The Supreme Court ruling in the Williams case backs the Commonwealth’s argument, Kukafka continued, noting that the justices concluded that “the Confrontation Clause does not restrict an expert witness from presenting her opinion based on facts made known to her and on which she relied in forming her own opinion although she does not have first-hand knowledge of those facts.’’
Since the Williams case was decided federal and state courts “have concluded that expert DNA testimony based on data prepared by another analyst did not violate the confrontation clause,’’ Kukafka stressed.
Greineder and Marty Murphy, his trial attorney, used the DNA results as part of their trial strategy “that spanned pre-trial to closing arguments,’’ Kukafka noted, adding that “the defendant’s claims that he could not meaningfully cross-examine the Commonwealth’s expert and would have been better off if no DNA evidence had been offered into evidence is just second-guessing of able trial counsel (Murphy) with arguments fully litigated and rejected by the trial judge and this Court.’’
In fact, the SJC ruled in 2010 that Greineder and attorney Murphy used the Cellmark results as part of their defense strategy. “Defense counsel gave his opening statement immediately after the prosecutor’s opening,’’ the SJC wrote in its ruling. “In his opening (defense) counsel stated that Cellmark found an unknown human’s DNA on the victim’s blue left-hand glove. He quoted from the Cellmark report, and let the jury know that a significant part of the defense would be the failure of the ‘police and prosecutors’ to ‘conduct a fair and objective search for the truth. They never sought out other suspects.’ He also promised the jury they were ‘going to hear a lot about DNA testing in the course of this case.’’’
The SJC also noted that Murphy “made extensive use of the data prepared by Magee’’ in his cross-examination of Dr. Cotton. “This cross-examination buttressed two pillars of the defense, namely, the unreliability of Cellmark’s testing procedures, which necessarily affected the credibility of Dr. Cotton’s opinion as to the high probability of the defendant being a contributor to the DNA on the knife and brown gloves, and the defense theory that a third party committed the murder,’’

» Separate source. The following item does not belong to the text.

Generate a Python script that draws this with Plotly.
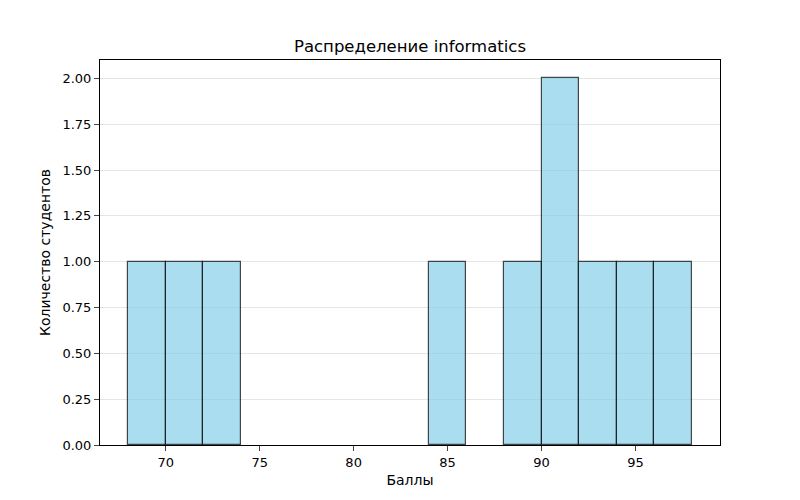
import plotly.graph_objects as go

bin_left = [68, 70, 72, 74, 76, 78, 80, 82, 84, 86, 88, 90, 92, 94, 96]
counts = [1, 1, 1, 0, 0, 0, 0, 0, 1, 0, 1, 2, 1, 1, 1]
bin_width = 2
x_ticks = [70, 75, 80, 85, 90, 95]
y_ticks = [0.0, 0.25, 0.5, 0.75, 1.0, 1.25, 1.5, 1.75, 2.0]

pairs = [(b + bin_width / 2, c) for b, c in zip(bin_left, counts) if c > 0]
centers = [p[0] for p in pairs]
heights = [p[1] for p in pairs]

fig = go.Figure(go.Bar(
    x=centers, y=heights, width=[bin_width] * len(centers),
    marker=dict(color="rgba(135,206,235,0.7)",
                line=dict(color="rgba(0,0,0,0.7)", width=1.2)),
))

font = "DejaVu Sans"
fig.update_layout(
    width=800, height=500,
    margin=dict(l=92, r=88, t=52, b=63, autoexpand=False),
    paper_bgcolor="white", plot_bgcolor="white",
    font=dict(family=font, size=13, color="black"),
    title=dict(text="Распределение informatics", x=0.5, xref="paper", xanchor="center",
               y=1 - 38 / 500, yanchor="middle", font=dict(size=16.5)),
    showlegend=False, bargap=0,
)
fig.update_xaxes(
    range=[66.5, 99.5], tickvals=x_ticks, ticks="outside", ticklen=5,
    tickfont=dict(size=13), automargin=False,
    showgrid=False, showline=True, linecolor="black", linewidth=1, mirror=True,
    title=dict(text="Баллы", standoff=6, font=dict(size=14)), zeroline=False,
)
fig.update_yaxes(
    range=[0, 2.1], tickvals=y_ticks, tickformat=".2f", ticks="outside", ticklen=5,
    tickfont=dict(size=13), automargin=False,
    showgrid=True, gridcolor="rgba(0,0,0,0.1)", gridwidth=1,
    showline=True, linecolor="black", linewidth=1, mirror=True,
    title=dict(text="Количество студентов", standoff=8, font=dict(size=14)), zeroline=False,
)
fig.write_html("out.html")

As such, the SJC ruled that “Dr. Cotton’s opinion was admissible, and experienced defense counsel prepared and pursued two effective strategies as a response to a very high likelihood her opinion would be admitted. One strategy was to reduce some of the sting of Dr. Cotton’s opinion; the other was to elicit support for his third-party culprit defense. Both strategies depended entirely on the use of Magee’s data in cross-examination of Dr. Cotton.
“Moreover,’’ the SJC ruling continued, “counsel benefitted from not having Magee testify because it enabled him to frustrate Dr. Cotton’s testimony at points where she simply had no knowledge about analytical choices that Magee made in producing the (data), which probably reflected negatively on Dr. Cotton’s credibility. The data were an integral part of the defense, and it was going to be the subject of inquiry whether Magee testified or not.’’
The SJC concluded that “in the context of this case, there was no prejudice in the admission of Magee’s test results.’’
The SJC will now hear oral arguments on the matter on Thursday, Nov. 8, at 9 a.m.